Cover reveal for Tarot Guide for Beginners

Cover reveal for Tarot Guide for beginners

Yesterday, I did a cover reveal for my upcoming book Tarot Guide for Beginners. I am so happy that I can finally show you the cover of my upcoming book. I wanted to say that it took a lot to get here, but when I’m honest, the journey of creating the book went pretty smoothly.

Hesitant

I also need to mention that when I decided in January to grant this book (and myself as the author of it) a grown-up release, I looked at my over ninety to-do’s and felt pretty overwhelmed. How was I ever going to learn all this? How would I ever get all my ducks in a row? How would I line them up to a pinnacle of activities to show my book to the world?

For a couple of weeks, I felt scared and excited. Glennon Doyle would call this scited, I guess.

How it all began

Tarot Guide for Beginners came to this world as Tarot Werkboek, the Dutch version of a pretty different book, back in 2004. Knowing I had only started reading tarot cards in 1997, my understanding wasn’t as deep as it runs today. But still, the foundation was excellent, and I understand why Deltas wanted to publish it. It was a good book, and I’m making it much better than it used to be.

But soon after it was published, I noticed that reading small print and such is essential. Within months a copy of the book was published with a different cover, and a year later, another copy was sold to ECI, a membership book club. They negotiated different prices than we had initially agreed upon, and I felt I had nothing to say about the book. When I also found my book at a Ramsj bookstore (cheap bookstores where publishing houses dump their books). It didn’t feel good, mainly because they never informed me of their decisions. I had to walk into one of those bookstores and find my book. That sucked big time. I walked out of the shop with tears in my eyes.

Happy readers

But readers traced me on the Internet and asked me questions. This made me so happy. They liked the book and gave me 5-star reviews online. I was able to build a fun reading and coaching business that kept me busy. I even sent some of them an autographed book, which was as funny as you can imagine – someone wanting an autograph from me 😊

When I met one of them out in the wild one day, I realized I had impacted people’s lives, and that is when the idea started to one day translate the book and republish it. I had heard of indy authors and wanted to learn how to self-publish books.

Indy author

Over the years, I have published several books and even republished the original version of the Tarot Werkbook because I needed an updated version for the translations.

Even throughout translations, I improved the book even more. When you dive into a translation and think about what you wrote, you find that you want to word it differently. This is also what translating does because the sentences are built differently.

Working with a real editor

Also, working with a real editor, Emma Jansen helped me tremendously. Up to that point, I had not done that, and I bet my previous books must have been filled with Dutchisms (seeing how many edits she made). Anyway, most of those books have been unpublished, so who cares.

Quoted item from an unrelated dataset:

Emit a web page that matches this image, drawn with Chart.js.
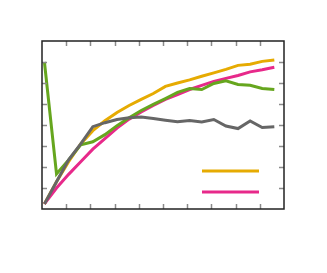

Working with a designer for the cover

When I decided to give this book a grown-up release, it also meant working with a real book cover designer. I found the best one through a contest I put out on 99Designs. It is funny and interesting how some contestants didn’t even read the instructions I gave upfront about designs I didn’t want. It made the first selection round easy because I could strike out all the spooky designs with skulls. I don’t associate my craft with stuff like that. Even though I said in my instructions that I was NOT looking for a dark or black cover, you don’t want to know how many dark or black covers I received. At least 80% did not understand my instructions.

To finally choose the winner of that contest made me a bit anxious. What if people would not like the cover? I mean, “they say” that potential buyers want to recognize a book by the cover. If the book is about tarot, it needs tarot cards on the cover. But I feel that tarot is about more than the cards. It is about intuition and trusting yourself that what you feel is okay.

I decided to take a chance and decide that my potential reader could read a title, so the word TAROT has been made as big as it could be 😂

Fyra won the contest because of the use of colors. Also, the giant moon in the middle of the design and the overall atmosphere made me notice it.

Even though it only took a week or two to get from instruction to the final design, I have learned a lot from this process.

cover reveal tarot guide for beginners

Manuscript declared DONE

Through all of this, Emma and I kept working on the manuscript. I made the last edits in May and declared the manuscript DONE.

Next stop

The next stop will be to form an Advance Review Copy team to help me create more visibility for the book at the vendor’s sites and as much noise about the release of this book.

Next time, I will start this step much sooner in my process to sail smoothly toward the release. Had I organized the ARC team sooner, I could have released the book in June. This is a good lesson to remember next time.

Release date

Tarot Guide for Beginners has been released on August 11, 2022!